-- begin --

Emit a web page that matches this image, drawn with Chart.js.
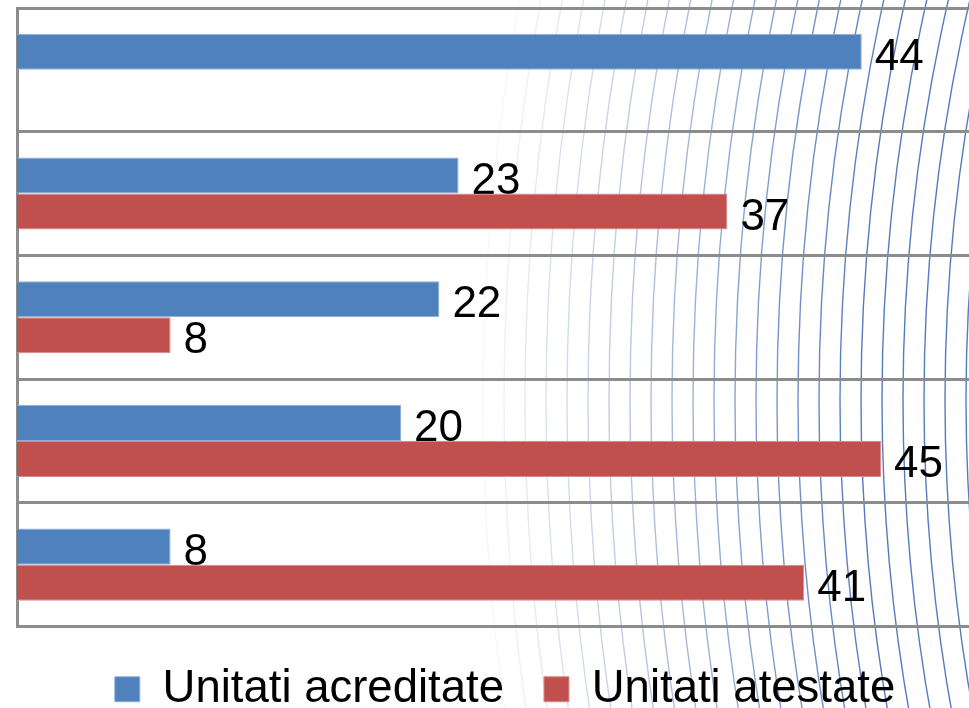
<!DOCTYPE html>
<html>
<head>
<meta charset="utf-8">
<script src="https://cdn.jsdelivr.net/npm/chart.js@4.4.1/dist/chart.umd.min.js"></script>
<style>
  html, body { margin: 0; padding: 0; overflow: hidden; background: #fff; }
  #wrap { width: 1010px; height: 722px; position: relative; }
</style>
</head>
<body>
<div id="wrap"><canvas id="chart"></canvas></div>
<script>
// ---- data ----
const categories = ["", "", "", "", ""];          // category names are cut off in the picture
const seriesNames = ["Unitati acreditate", "Unitati atestate"];
const acreditate = [44, 23, 22, 20, 8];
const atestate = [null, 37, 8, 45, 41];
const xMax = 50;

const FONT = '"Liberation Sans", Arial, sans-serif';
const GRID = "#8c8c8c";

// decorative concentric arcs behind the plot
const bgArcs = {
  id: "bgArcs",
  beforeDraw(chart) {
    const ctx = chart.ctx;
    ctx.save();
    const cx = 2690, cy = 400;
    for (let k = 0; k < 26; k++) {
      const r = 2207 - k * 21;
      const a = Math.min(0.85, 0.05 + k * 0.045);
      ctx.strokeStyle = `rgba(55,100,180,${a})`;
      ctx.lineWidth = 1.4;
      ctx.beginPath();
      ctx.arc(cx, cy, r, Math.PI * 0.75, Math.PI * 1.25);
      ctx.stroke();
    }
    ctx.restore();
  }
};

// value labels right of bar ends; blue ones go under the red bars
function drawLabels(chart, di) {
  const ctx = chart.ctx;
  const meta = chart.getDatasetMeta(di);
  const values = chart.data.datasets[di].data;
  ctx.save();
  ctx.font = "44px " + FONT;
  ctx.fillStyle = "#000";
  ctx.textBaseline = "alphabetic";
  meta.data.forEach((bar, i) => {
    if (values[i] == null) return;
    ctx.fillText(String(values[i]), bar.x + 13, bar.y + 18);
  });
  ctx.restore();
}

const valueLabels = {
  id: "valueLabels",
  beforeDatasetsDraw(chart) { drawLabels(chart, 0); },
  afterDatasetsDraw(chart) { drawLabels(chart, 1); }
};

new Chart(document.getElementById("chart"), {
  type: "bar",
  data: {
    labels: categories,
    datasets: [
      {
        label: seriesNames[0],
        data: acreditate,
        backgroundColor: "#4f81bd",
        borderColor: "#8fb0da",
        borderWidth: 1,
        categoryPercentage: 0.583,
        barPercentage: 1.0
      },
      {
        label: seriesNames[1],
        data: atestate,
        backgroundColor: "#c0504d",
        borderColor: "#d98c8a",
        borderWidth: 1,
        categoryPercentage: 0.583,
        barPercentage: 1.0
      }
    ]
  },
  options: {
    indexAxis: "y",
    responsive: true,
    maintainAspectRatio: false,
    animation: false,
    layout: { padding: { top: 8, left: 0, right: 0, bottom: 0 } },
    scales: {
      x: { display: false, min: 0, max: xMax },
      y: {
        ticks: { display: false },
        grid: { color: GRID, lineWidth: 3, drawTicks: false },
        border: { display: true, color: GRID, width: 3 },
        afterFit(scale) { scale.width = 17; }
      },
      y2: {
        type: "linear",
        position: "right",
        grid: { display: false },
        border: { display: false },
        ticks: { display: false },
        afterFit(scale) { scale.width = 33; }
      }
    },
    plugins: {
      tooltip: { enabled: false },
      legend: {
        position: "bottom",
        labels: {
          boxWidth: 25,
          boxHeight: 25,
          padding: 40,
          color: "#000",
          font: { family: FONT, size: 45.5, lineHeight: 0.5 }
        }
      }
    }
  },
  plugins: [bgArcs, valueLabels]
});
</script>
</body>
</html>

-- end --

REQUEST:
Copy all the lines of data exactly as they appear, dropping any images.

TASK ANSWER:
Emit a web page that matches this image, drawn with Chart.js.
<!DOCTYPE html>
<html>
<head>
<meta charset="utf-8">
<script src="https://cdn.jsdelivr.net/npm/chart.js@4.4.1/dist/chart.umd.min.js"></script>
<style>
  html, body { margin: 0; padding: 0; overflow: hidden; background: #fff; }
  #wrap { width: 1010px; height: 722px; position: relative; }
</style>
</head>
<body>
<div id="wrap"><canvas id="chart"></canvas></div>
<script>
// ---- data ----
const categories = ["", "", "", "", ""];          // category names are cut off in the picture
const seriesNames = ["Unitati acreditate", "Unitati atestate"];
const acreditate = [44, 23, 22, 20, 8];
const atestate = [null, 37, 8, 45, 41];
const xMax = 50;

const FONT = '"Liberation Sans", Arial, sans-serif';
const GRID = "#8c8c8c";

// decorative concentric arcs behind the plot
const bgArcs = {
  id: "bgArcs",
  beforeDraw(chart) {
    const ctx = chart.ctx;
    ctx.save();
    const cx = 2690, cy = 400;
    for (let k = 0; k < 26; k++) {
      const r = 2207 - k * 21;
      const a = Math.min(0.85, 0.05 + k * 0.045);
      ctx.strokeStyle = `rgba(55,100,180,${a})`;
      ctx.lineWidth = 1.4;
      ctx.beginPath();
      ctx.arc(cx, cy, r, Math.PI * 0.75, Math.PI * 1.25);
      ctx.stroke();
    }
    ctx.restore();
  }
};

// value labels right of bar ends; blue ones go under the red bars
function drawLabels(chart, di) {
  const ctx = chart.ctx;
  const meta = chart.getDatasetMeta(di);
  const values = chart.data.datasets[di].data;
  ctx.save();
  ctx.font = "44px " + FONT;
  ctx.fillStyle = "#000";
  ctx.textBaseline = "alphabetic";
  meta.data.forEach((bar, i) => {
    if (values[i] == null) return;
    ctx.fillText(String(values[i]), bar.x + 13, bar.y + 18);
  });
  ctx.restore();
}

const valueLabels = {
  id: "valueLabels",
  beforeDatasetsDraw(chart) { drawLabels(chart, 0); },
  afterDatasetsDraw(chart) { drawLabels(chart, 1); }
};

new Chart(document.getElementById("chart"), {
  type: "bar",
  data: {
    labels: categories,
    datasets: [
      {
        label: seriesNames[0],
        data: acreditate,
        backgroundColor: "#4f81bd",
        borderColor: "#8fb0da",
        borderWidth: 1,
        categoryPercentage: 0.583,
        barPercentage: 1.0
      },
      {
        label: seriesNames[1],
        data: atestate,
        backgroundColor: "#c0504d",
        borderColor: "#d98c8a",
        borderWidth: 1,
        categoryPercentage: 0.583,
        barPercentage: 1.0
      }
    ]
  },
  options: {
    indexAxis: "y",
    responsive: true,
    maintainAspectRatio: false,
    animation: false,
    layout: { padding: { top: 8, left: 0, right: 0, bottom: 0 } },
    scales: {
      x: { display: false, min: 0, max: xMax },
      y: {
        ticks: { display: false },
        grid: { color: GRID, lineWidth: 3, drawTicks: false },
        border: { display: true, color: GRID, width: 3 },
        afterFit(scale) { scale.width = 17; }
      },
      y2: {
        type: "linear",
        position: "right",
        grid: { display: false },
        border: { display: false },
        ticks: { display: false },
        afterFit(scale) { scale.width = 33; }
      }
    },
    plugins: {
      tooltip: { enabled: false },
      legend: {
        position: "bottom",
        labels: {
          boxWidth: 25,
          boxHeight: 25,
          padding: 40,
          color: "#000",
          font: { family: FONT, size: 45.5, lineHeight: 0.5 }
        }
      }
    }
  },
  plugins: [bgArcs, valueLabels]
});
</script>
</body>
</html>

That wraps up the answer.